The funny thing is, when I sit down to talk to Himid and her collaborator, Stawarska-Beavan, on the fourth floor of the Tate’s Switch House wing, the foundations of their relationship seem to lie in circumstances not that dissimilar from the scenes depicted in Himid’s paintings. “We work in the same university department,” Himid explains. “Magda runs the print room there and I taught students fine art. So we’d come across each other because I’d be talking to students in her print room and she would have to deal with the students that I’d brought there and try and teach them something useful.”

Installation view. Photo credit: (c) Tate (Sonal Bakrania)

“But often we talked about our work as well,” Stawarska-Beavan chips in. “I think we talked more about the art than we talked about students.”

“That is probably so,” Himid agrees. “But I think that was the beginning of how we knew each other: that she was running this incredible space. But then it was clear that she had this huge practice of her own. Then, over the years, we talked about and exchanged ideas. And I felt like I was learning things.”

Himid and Stawarska-Beavan’s relationship goes back more than fifteen years and at times during our conversation I felt almost redundant, so easily did the dialogue flow back and forth between the two of them. They would often finish each other’s sentences, complete each other’s thoughts, and push each other to think deeper in a manner that speaks of close friendship and a long-established working collaboration. What Stawarska-Beavan told me of the interplay of image and sound in the show might easily be said of the thoughts and ideas of the two artists themselves: “It’s almost working like a call-and-response. You look at the paintings, you hear the sounds, you’re playing something back and then you’re seeing something else in the painting. All the time you can add extra layers.

“I think the way sound is in an exhibition space,” she continues, “we’re not blocking one sound from another. They co-exist. Almost the same way you can layer the sound in multi-track editing, but that sort of editing happens in the space.” “They interweave,” Himid adds. “And even within the sounds, there are moments of silence. Because although sound is absorbed in your body, you can listen and not listen. You can still make space – sonic, silent space for yourself. It’s an interweaving, yes, it’s absolutely not an illustration. And it’s about movement. I think the sound adds an ability for the audience to become performers through the piece, rather than observers. I think somehow sound and music helps us do that. Because it fills the space, I suppose. And gives you some kind of feeling that the visual doesn’t. I think we think of the whole show as a piece – a performance piece, really.”

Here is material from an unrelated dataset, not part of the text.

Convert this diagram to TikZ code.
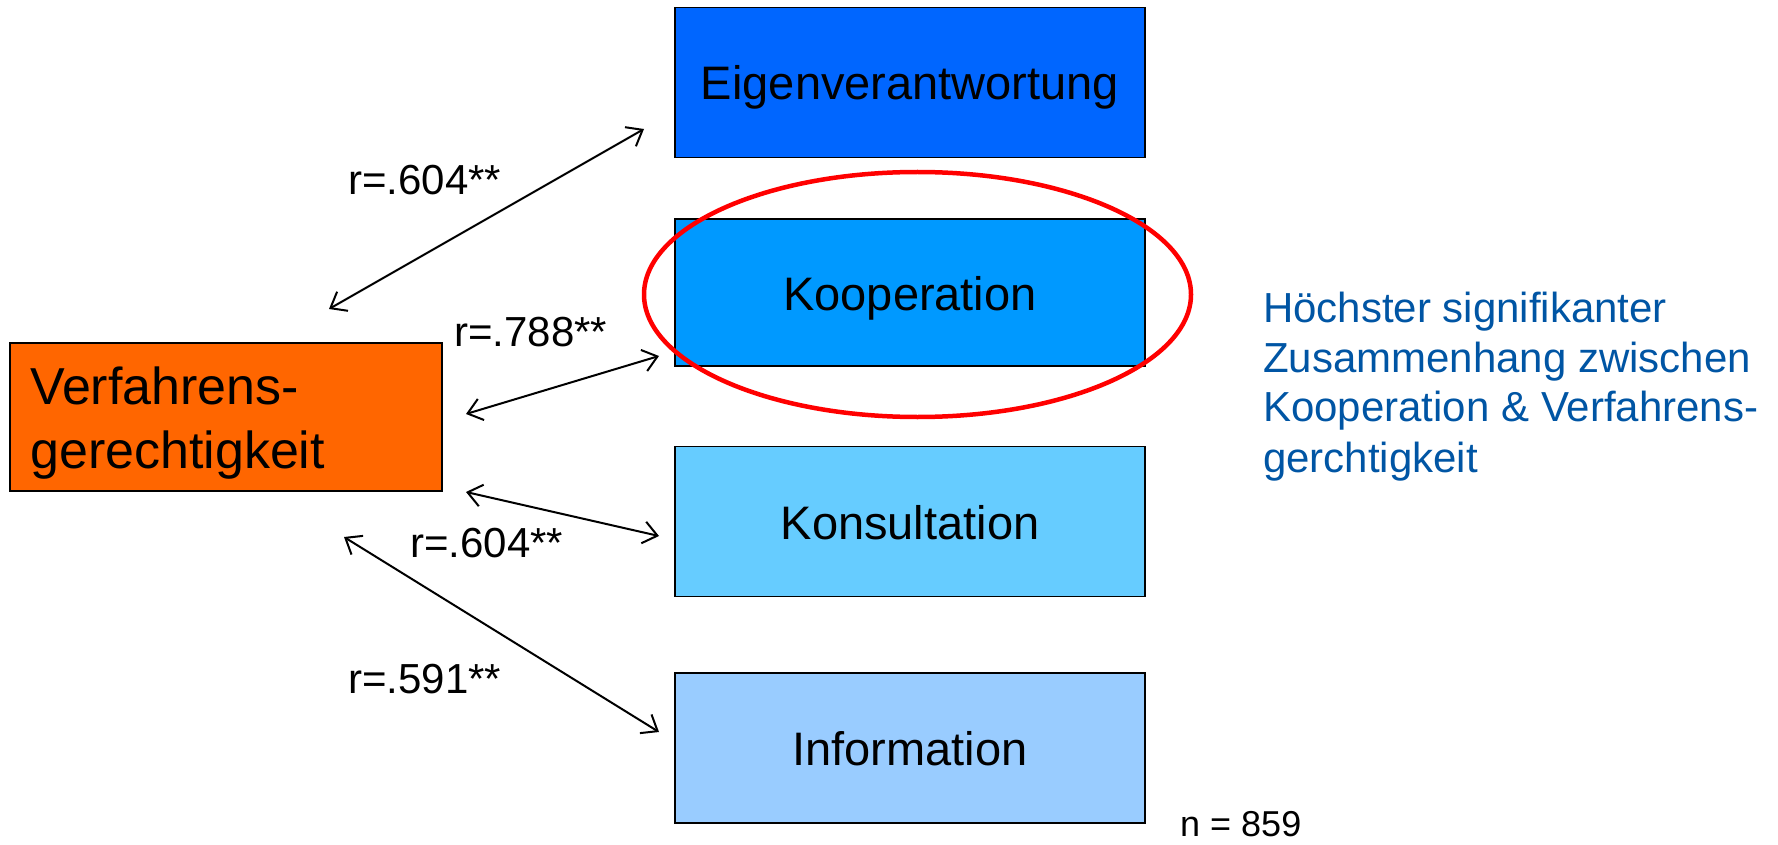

Installation view. Photo credit: (c) Tate (Sonal Bakrania)

Born in Zanzibar, Lubaina Himid moved to the UK while still a child and studied Theatre Design at Wimbledon College of Art, graduating in 1976. In the 1980s she was a pioneer in the promotion of Black women’s art in the UK, curating shows such as Five Black Women at the Africa Centre in 1983 and Black Woman Time Now at Battersea Arts Centre later in the same year, with the support of the radical Greater London Council. In 2017, by now living within the bounds of another progressive left wing council, in Salford, Greater Manchester, Himid became he first Black woman to win the Turner Prize. The present show is her first major institutional show in London and her largest solo exhibition so far.

“I wanted to make a show where audiences had agency,” Himid tells me, “and I knew that that sound element within a show was going to do that.” Stawarska-Beavan’s involvement in the exhibition seems to have evolved quite organically out of previous collaborations with Himid over the last few years, from working together on a couple of pieces for her show at the New Museum in New York in 2019, to further co-operation (on the work Blue Grid Test) for a 2020 show at Wiels, Brussels. “It just sort of happened naturally,” Stawarska-Beavan confirms, “selecting pieces of work, and then developing it, testing it…”

Stawarska-Beavan’s own work frequently make use of field recordings and spoken voices – including, sometimes, Himid’s. She tells me that even when working on a commissioned piece for one of Himid’s works, “there is so much freedom that sometimes it’s very difficult to differentiate between if I’m doing it for the piece as a soundtrack or if it’s my own work. I always used to talk about my own work with Lubaina so the dialogue goes on all the time. It’s sometimes difficult to make that differentiation if the work is my own or in response to Lubaina because there is this ongoing conversation.”

But at the heart of Stawarska-Beavan’s work lie processes of listening and dialogue through listening. “I was quite interested in forcing people to listen,” she says. “In some of the projects where I ask people to participate and listen to something back; listening to their internal, audible memories, and try to get something out of that.”

“We call it inner listening, don’t we?” Himid adds. “You find yourself, when working with Magda on her projects, remembering things that you were never asked to remember, but because you’ve been prompted by a composition of sound, it does that to you – and it’s quite extraordinary. In a sense, I’m trying to do the same thing with the paintings.”

How is it different, I ask, that process, between a painting and a piece of music?

“I think with painting it works if you leave space,” Himid says, “for the audience as protagonists to enter. If you put too much precise and personal detail and narrative into a painting, it’s then very hard for somebody looking at it to relate to it, because it seems too much like your suit or your bedroom or your life, so if I haven’t worn your suit or tidied up in your bedroom, then it’s like, ooh, it’s all about you. Whereas, if you paint in such a way that it could be my experience after a day’s work and your experience after a day’s work, somehow, then there’s room for you in my painting. But I don’t know about sound. Again, I think it’s about space.”

“We hear all the time,” Stawarska-Beavan says. “But if you start training yourself in listening, then you can filter things and focus on a certain part of the sonic space around you. I think sound has got that really interesting way to be able to trigger the memory – maybe in certain ways can be easier than in painting.”